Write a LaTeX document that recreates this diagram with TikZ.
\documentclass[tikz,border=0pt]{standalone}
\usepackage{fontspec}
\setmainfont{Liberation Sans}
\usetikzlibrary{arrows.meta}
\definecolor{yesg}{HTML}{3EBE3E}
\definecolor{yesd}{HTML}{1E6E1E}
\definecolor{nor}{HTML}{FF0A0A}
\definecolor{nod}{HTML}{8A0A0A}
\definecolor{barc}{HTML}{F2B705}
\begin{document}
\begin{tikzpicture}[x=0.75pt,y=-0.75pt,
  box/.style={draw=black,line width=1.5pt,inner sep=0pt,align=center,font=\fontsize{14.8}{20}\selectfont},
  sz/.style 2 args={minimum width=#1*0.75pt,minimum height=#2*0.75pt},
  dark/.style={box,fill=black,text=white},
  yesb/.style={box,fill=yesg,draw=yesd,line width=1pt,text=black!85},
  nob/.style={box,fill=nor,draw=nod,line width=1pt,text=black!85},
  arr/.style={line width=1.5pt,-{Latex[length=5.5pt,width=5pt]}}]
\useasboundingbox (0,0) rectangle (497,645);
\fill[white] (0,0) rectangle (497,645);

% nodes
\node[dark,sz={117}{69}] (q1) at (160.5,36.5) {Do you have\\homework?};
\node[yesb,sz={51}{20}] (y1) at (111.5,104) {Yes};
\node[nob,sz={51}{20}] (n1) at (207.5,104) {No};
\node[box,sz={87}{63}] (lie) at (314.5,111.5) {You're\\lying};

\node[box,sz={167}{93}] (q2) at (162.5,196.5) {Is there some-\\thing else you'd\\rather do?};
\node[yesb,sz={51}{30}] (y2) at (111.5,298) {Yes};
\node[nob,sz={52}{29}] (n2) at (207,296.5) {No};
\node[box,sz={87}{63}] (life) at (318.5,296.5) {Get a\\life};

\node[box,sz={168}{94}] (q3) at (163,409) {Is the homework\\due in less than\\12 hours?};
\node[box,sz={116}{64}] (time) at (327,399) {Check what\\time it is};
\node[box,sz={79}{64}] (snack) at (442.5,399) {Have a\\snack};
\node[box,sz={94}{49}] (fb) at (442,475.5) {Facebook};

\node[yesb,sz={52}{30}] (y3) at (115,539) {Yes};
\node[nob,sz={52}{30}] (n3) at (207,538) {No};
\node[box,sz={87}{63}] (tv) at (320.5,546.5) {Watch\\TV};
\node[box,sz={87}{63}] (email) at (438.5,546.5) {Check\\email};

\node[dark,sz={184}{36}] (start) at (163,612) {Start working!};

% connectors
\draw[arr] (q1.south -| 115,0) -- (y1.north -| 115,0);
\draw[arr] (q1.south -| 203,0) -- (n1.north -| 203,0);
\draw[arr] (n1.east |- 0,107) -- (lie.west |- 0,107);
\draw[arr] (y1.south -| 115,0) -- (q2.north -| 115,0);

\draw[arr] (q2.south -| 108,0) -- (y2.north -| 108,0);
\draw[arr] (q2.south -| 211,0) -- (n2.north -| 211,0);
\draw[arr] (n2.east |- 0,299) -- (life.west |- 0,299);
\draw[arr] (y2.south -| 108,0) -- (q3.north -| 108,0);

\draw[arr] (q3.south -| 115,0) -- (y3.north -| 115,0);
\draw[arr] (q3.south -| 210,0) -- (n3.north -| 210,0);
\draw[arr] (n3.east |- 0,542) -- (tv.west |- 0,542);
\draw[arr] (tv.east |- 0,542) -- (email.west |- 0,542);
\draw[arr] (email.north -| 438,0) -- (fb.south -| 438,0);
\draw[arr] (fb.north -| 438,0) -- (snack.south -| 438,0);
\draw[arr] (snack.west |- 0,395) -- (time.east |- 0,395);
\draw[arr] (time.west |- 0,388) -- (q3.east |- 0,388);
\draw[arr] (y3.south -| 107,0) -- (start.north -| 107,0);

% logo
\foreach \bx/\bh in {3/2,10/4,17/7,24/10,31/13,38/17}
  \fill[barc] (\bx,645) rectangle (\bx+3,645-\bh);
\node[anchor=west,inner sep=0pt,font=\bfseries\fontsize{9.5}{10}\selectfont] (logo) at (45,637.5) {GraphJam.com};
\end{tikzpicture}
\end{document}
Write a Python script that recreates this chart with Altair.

(Short problem) From the listing above, copy every line that includes the word "Write".

(Solution for this problem)
Write a LaTeX document that recreates this diagram with TikZ.
Write a Python script that recreates this chart with Altair.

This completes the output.